## [TASK GOAL]
Output the material exactly, but drop every image it holds.

####

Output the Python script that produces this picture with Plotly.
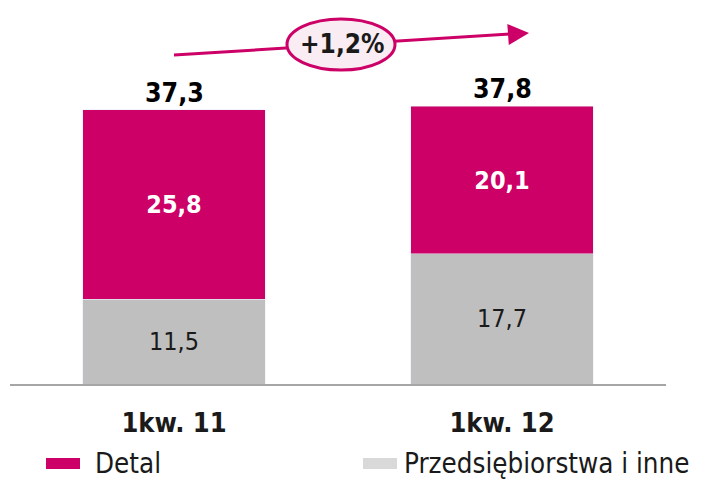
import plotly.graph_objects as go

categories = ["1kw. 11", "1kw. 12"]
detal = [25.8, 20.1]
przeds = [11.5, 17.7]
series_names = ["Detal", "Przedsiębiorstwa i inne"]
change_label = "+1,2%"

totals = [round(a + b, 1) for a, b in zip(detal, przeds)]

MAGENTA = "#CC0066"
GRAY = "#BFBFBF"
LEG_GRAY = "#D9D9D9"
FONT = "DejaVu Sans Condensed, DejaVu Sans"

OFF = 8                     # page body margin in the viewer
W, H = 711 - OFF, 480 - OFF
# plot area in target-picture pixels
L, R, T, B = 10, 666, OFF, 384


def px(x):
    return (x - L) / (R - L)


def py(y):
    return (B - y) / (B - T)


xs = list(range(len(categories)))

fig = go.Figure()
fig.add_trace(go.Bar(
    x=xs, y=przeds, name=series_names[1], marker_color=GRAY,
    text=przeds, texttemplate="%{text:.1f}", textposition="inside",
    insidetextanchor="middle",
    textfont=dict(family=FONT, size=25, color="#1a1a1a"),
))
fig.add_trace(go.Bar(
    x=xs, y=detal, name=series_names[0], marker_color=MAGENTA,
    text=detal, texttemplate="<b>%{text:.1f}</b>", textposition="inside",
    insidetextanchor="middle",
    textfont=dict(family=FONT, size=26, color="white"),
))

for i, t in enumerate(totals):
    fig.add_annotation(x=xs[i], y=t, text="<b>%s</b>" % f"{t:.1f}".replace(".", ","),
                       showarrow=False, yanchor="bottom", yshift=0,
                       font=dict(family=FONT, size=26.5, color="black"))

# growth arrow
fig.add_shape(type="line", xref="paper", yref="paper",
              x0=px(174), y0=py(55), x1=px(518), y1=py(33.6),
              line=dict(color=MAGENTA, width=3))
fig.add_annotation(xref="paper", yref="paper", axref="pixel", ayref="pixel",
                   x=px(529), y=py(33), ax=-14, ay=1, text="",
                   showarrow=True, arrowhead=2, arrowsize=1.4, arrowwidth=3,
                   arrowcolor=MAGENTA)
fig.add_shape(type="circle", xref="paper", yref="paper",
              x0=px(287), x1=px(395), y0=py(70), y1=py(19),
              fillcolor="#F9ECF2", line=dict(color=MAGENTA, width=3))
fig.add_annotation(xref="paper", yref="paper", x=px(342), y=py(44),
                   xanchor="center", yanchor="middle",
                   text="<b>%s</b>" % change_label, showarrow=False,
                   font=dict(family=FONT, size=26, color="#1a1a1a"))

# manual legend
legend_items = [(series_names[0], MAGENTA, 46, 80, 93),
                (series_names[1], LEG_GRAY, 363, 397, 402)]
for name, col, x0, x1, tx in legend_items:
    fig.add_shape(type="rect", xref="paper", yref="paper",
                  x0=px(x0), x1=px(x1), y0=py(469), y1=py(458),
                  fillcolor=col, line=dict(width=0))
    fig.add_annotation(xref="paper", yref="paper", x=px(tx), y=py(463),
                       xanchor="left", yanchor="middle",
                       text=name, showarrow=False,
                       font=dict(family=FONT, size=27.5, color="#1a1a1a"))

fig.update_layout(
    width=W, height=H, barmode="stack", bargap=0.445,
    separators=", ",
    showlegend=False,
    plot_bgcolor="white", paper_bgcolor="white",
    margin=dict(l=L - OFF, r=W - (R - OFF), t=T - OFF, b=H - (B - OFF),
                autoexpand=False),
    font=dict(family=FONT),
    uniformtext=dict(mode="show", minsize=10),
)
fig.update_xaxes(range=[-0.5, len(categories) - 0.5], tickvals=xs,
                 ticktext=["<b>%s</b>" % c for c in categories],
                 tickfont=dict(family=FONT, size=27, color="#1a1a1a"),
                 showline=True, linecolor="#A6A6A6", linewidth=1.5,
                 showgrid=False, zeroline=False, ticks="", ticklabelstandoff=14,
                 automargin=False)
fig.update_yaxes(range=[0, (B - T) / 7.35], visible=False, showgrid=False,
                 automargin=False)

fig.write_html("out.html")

####

## [SOLUTION]
Output the Python script that produces this picture with Plotly.
import plotly.graph_objects as go

categories = ["1kw. 11", "1kw. 12"]
detal = [25.8, 20.1]
przeds = [11.5, 17.7]
series_names = ["Detal", "Przedsiębiorstwa i inne"]
change_label = "+1,2%"

totals = [round(a + b, 1) for a, b in zip(detal, przeds)]

MAGENTA = "#CC0066"
GRAY = "#BFBFBF"
LEG_GRAY = "#D9D9D9"
FONT = "DejaVu Sans Condensed, DejaVu Sans"

OFF = 8                     # page body margin in the viewer
W, H = 711 - OFF, 480 - OFF
# plot area in target-picture pixels
L, R, T, B = 10, 666, OFF, 384


def px(x):
    return (x - L) / (R - L)


def py(y):
    return (B - y) / (B - T)


xs = list(range(len(categories)))

fig = go.Figure()
fig.add_trace(go.Bar(
    x=xs, y=przeds, name=series_names[1], marker_color=GRAY,
    text=przeds, texttemplate="%{text:.1f}", textposition="inside",
    insidetextanchor="middle",
    textfont=dict(family=FONT, size=25, color="#1a1a1a"),
))
fig.add_trace(go.Bar(
    x=xs, y=detal, name=series_names[0], marker_color=MAGENTA,
    text=detal, texttemplate="<b>%{text:.1f}</b>", textposition="inside",
    insidetextanchor="middle",
    textfont=dict(family=FONT, size=26, color="white"),
))

for i, t in enumerate(totals):
    fig.add_annotation(x=xs[i], y=t, text="<b>%s</b>" % f"{t:.1f}".replace(".", ","),
                       showarrow=False, yanchor="bottom", yshift=0,
                       font=dict(family=FONT, size=26.5, color="black"))

# growth arrow
fig.add_shape(type="line", xref="paper", yref="paper",
              x0=px(174), y0=py(55), x1=px(518), y1=py(33.6),
              line=dict(color=MAGENTA, width=3))
fig.add_annotation(xref="paper", yref="paper", axref="pixel", ayref="pixel",
                   x=px(529), y=py(33), ax=-14, ay=1, text="",
                   showarrow=True, arrowhead=2, arrowsize=1.4, arrowwidth=3,
                   arrowcolor=MAGENTA)
fig.add_shape(type="circle", xref="paper", yref="paper",
              x0=px(287), x1=px(395), y0=py(70), y1=py(19),
              fillcolor="#F9ECF2", line=dict(color=MAGENTA, width=3))
fig.add_annotation(xref="paper", yref="paper", x=px(342), y=py(44),
                   xanchor="center", yanchor="middle",
                   text="<b>%s</b>" % change_label, showarrow=False,
                   font=dict(family=FONT, size=26, color="#1a1a1a"))

# manual legend
legend_items = [(series_names[0], MAGENTA, 46, 80, 93),
                (series_names[1], LEG_GRAY, 363, 397, 402)]
for name, col, x0, x1, tx in legend_items:
    fig.add_shape(type="rect", xref="paper", yref="paper",
                  x0=px(x0), x1=px(x1), y0=py(469), y1=py(458),
                  fillcolor=col, line=dict(width=0))
    fig.add_annotation(xref="paper", yref="paper", x=px(tx), y=py(463),
                       xanchor="left", yanchor="middle",
                       text=name, showarrow=False,
                       font=dict(family=FONT, size=27.5, color="#1a1a1a"))

fig.update_layout(
    width=W, height=H, barmode="stack", bargap=0.445,
    separators=", ",
    showlegend=False,
    plot_bgcolor="white", paper_bgcolor="white",
    margin=dict(l=L - OFF, r=W - (R - OFF), t=T - OFF, b=H - (B - OFF),
                autoexpand=False),
    font=dict(family=FONT),
    uniformtext=dict(mode="show", minsize=10),
)
fig.update_xaxes(range=[-0.5, len(categories) - 0.5], tickvals=xs,
                 ticktext=["<b>%s</b>" % c for c in categories],
                 tickfont=dict(family=FONT, size=27, color="#1a1a1a"),
                 showline=True, linecolor="#A6A6A6", linewidth=1.5,
                 showgrid=False, zeroline=False, ticks="", ticklabelstandoff=14,
                 automargin=False)
fig.update_yaxes(range=[0, (B - T) / 7.35], visible=False, showgrid=False,
                 automargin=False)

fig.write_html("out.html")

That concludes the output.